Release of the US CPI print was the single most important event for financial markets. Yesterday's release showed moderation with headline print at 7.70% yoy (prior 8.20%), 0.40% mom (prior 0.40%) and Core CPI at 6.30% (prior 6.60%).
The data release confirmed few narratives. The June print of 9.1% CPI marked the peak in inflation and FOMC will slow the pace of rate hikes. Market is now pricing in the terminal rate at 4.92%. Post the FOMC , mkt had priced in a peak terminal rate of 5.25%. Interestingly, there has been extensive talk on the Shelter component of US CPI which measures rental values / imputed rent (owners' equivalent rent) and lodging away from home. Though the shelter component rose 0.80% mom, the sticky OER component rose 0.60% (prior 0.80%) which is a welcome sign.
The markets went into a frenzy mode or may be long liquidation mode. USD fell across the board, bonds rose and equities rose. Also aiding the sentiment was China adjusting protocols for covid control.
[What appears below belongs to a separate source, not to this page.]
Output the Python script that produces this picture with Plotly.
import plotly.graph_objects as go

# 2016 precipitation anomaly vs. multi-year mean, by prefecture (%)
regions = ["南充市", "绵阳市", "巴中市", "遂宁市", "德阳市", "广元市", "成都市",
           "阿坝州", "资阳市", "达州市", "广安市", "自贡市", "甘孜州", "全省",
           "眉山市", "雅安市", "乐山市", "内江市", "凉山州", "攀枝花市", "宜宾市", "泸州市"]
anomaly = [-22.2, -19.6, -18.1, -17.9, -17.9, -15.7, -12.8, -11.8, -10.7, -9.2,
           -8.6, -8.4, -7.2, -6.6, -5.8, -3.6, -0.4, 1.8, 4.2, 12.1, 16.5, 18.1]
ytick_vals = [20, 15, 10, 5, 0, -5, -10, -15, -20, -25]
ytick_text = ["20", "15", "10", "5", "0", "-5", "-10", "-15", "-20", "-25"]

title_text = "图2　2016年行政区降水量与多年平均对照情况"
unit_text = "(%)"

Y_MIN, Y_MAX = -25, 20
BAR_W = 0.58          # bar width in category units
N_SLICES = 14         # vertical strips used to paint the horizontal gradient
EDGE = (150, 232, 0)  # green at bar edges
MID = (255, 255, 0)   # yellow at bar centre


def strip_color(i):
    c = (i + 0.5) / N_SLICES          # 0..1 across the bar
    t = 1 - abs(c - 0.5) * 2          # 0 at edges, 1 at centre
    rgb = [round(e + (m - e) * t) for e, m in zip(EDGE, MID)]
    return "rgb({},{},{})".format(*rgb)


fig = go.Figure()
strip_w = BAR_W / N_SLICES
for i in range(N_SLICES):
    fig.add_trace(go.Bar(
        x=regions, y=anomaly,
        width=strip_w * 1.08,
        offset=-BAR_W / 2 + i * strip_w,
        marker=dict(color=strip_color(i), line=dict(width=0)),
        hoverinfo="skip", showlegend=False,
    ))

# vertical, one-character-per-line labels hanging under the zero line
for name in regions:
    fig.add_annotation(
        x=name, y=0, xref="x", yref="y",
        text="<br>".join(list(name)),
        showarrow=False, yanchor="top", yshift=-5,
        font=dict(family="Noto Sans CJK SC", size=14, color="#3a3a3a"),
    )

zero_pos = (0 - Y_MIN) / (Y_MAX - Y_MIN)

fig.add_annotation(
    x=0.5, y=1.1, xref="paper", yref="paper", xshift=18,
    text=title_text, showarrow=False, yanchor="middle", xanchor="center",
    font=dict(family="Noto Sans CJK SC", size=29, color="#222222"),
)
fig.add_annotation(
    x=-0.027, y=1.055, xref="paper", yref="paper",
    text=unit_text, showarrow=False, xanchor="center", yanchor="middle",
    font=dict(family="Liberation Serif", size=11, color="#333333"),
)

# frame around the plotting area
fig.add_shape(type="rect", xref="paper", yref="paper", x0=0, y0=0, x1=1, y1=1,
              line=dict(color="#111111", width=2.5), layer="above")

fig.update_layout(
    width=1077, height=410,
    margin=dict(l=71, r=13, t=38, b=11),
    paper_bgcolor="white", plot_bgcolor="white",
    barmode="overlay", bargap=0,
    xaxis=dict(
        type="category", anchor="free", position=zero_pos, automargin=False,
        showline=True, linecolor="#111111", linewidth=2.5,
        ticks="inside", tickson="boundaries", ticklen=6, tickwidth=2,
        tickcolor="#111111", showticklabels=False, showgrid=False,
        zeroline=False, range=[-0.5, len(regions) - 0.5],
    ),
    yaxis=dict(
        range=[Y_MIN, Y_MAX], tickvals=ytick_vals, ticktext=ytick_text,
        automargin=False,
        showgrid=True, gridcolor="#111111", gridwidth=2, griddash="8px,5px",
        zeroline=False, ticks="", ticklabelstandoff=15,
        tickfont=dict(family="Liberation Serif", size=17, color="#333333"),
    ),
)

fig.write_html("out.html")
For the India market, equities are up 1.70% and with stable FPI trend seen in the last three months, the current CPI print bodes well for the outlook. 1Y OIS opened at 6.63% ( 6.82% close) and 5Y OIS opened at 6.43% ( 6.69% close). Forwards are naturally higher as US rates get repriced with Oct 23 premia trading at 190 ps (prev close 182.75). WAR on call money is trading at 5.90%
On USDINR , volume buying is seen at 80.60. I am leaning into the long camp with plan to buy 30% at 80.65 levels and add at 80.20 levels with stops below 80.00. On the rates side, India inflation release will be an important one which I have covered in my previous posting.
I end the market briefing here. Happy navigating financial markets.
I take profit on the long USDINR initiated on 11 Nov 22 at 80.65. Unwind rate 81.85.